**What is required**
Leave out the pictures, and retype only the lines from the beginning of the material through the line that contains "ax.set_ylim(-0.203, 2.327)", including both.
* * * * * * *
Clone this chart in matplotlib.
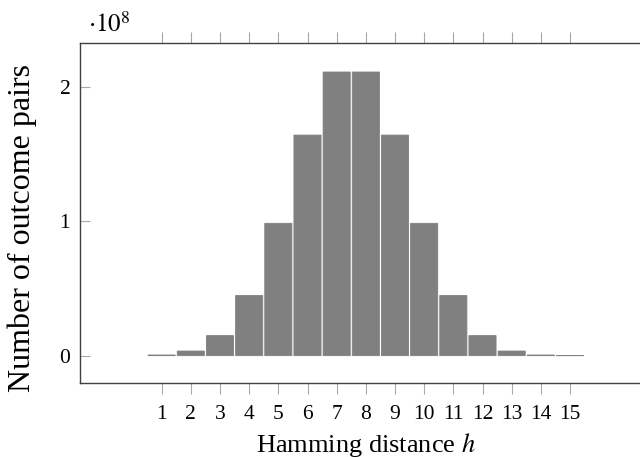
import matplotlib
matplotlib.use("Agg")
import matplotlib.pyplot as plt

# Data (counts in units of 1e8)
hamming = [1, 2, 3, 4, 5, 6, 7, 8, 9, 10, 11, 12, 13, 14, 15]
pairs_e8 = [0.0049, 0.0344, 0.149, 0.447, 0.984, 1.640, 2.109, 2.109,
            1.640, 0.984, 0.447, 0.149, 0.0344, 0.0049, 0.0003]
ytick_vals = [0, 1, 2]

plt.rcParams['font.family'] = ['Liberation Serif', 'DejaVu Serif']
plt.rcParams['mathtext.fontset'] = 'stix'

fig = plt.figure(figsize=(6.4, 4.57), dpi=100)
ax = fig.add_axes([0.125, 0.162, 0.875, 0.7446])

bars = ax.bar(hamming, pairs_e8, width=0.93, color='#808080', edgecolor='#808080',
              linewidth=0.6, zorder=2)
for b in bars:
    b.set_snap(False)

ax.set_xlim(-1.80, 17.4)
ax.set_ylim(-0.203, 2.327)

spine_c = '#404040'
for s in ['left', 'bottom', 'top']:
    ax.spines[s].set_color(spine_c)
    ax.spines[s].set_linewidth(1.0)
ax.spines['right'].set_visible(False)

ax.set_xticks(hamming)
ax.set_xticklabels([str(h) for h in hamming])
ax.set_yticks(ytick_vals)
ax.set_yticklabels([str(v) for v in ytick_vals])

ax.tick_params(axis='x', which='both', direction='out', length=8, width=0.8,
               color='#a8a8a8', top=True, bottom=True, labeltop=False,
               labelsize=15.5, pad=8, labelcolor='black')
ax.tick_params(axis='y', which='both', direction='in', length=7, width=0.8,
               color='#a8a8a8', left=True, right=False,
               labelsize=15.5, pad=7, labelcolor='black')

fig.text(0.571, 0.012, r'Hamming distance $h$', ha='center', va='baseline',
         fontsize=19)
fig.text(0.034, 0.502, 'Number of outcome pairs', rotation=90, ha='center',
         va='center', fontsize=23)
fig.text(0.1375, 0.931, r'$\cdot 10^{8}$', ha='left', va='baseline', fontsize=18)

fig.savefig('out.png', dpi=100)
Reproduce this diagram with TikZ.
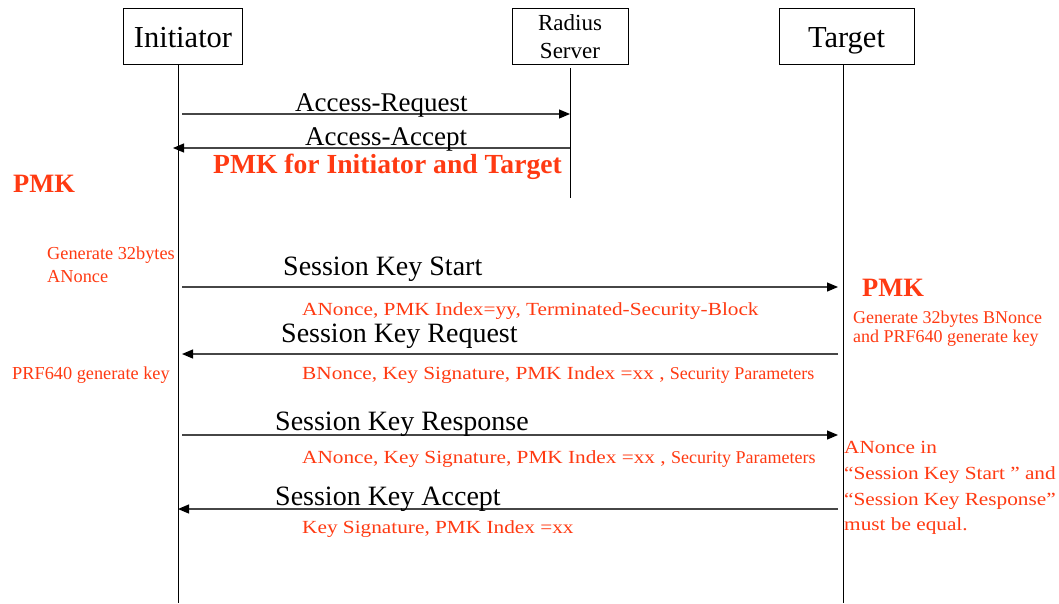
* * * * * * *
**Finished exercise**
Clone this chart in matplotlib.
import matplotlib
matplotlib.use("Agg")
import matplotlib.pyplot as plt

# Data (counts in units of 1e8)
hamming = [1, 2, 3, 4, 5, 6, 7, 8, 9, 10, 11, 12, 13, 14, 15]
pairs_e8 = [0.0049, 0.0344, 0.149, 0.447, 0.984, 1.640, 2.109, 2.109,
            1.640, 0.984, 0.447, 0.149, 0.0344, 0.0049, 0.0003]
ytick_vals = [0, 1, 2]

plt.rcParams['font.family'] = ['Liberation Serif', 'DejaVu Serif']
plt.rcParams['mathtext.fontset'] = 'stix'

fig = plt.figure(figsize=(6.4, 4.57), dpi=100)
ax = fig.add_axes([0.125, 0.162, 0.875, 0.7446])

bars = ax.bar(hamming, pairs_e8, width=0.93, color='#808080', edgecolor='#808080',
              linewidth=0.6, zorder=2)
for b in bars:
    b.set_snap(False)

ax.set_xlim(-1.80, 17.4)
ax.set_ylim(-0.203, 2.327)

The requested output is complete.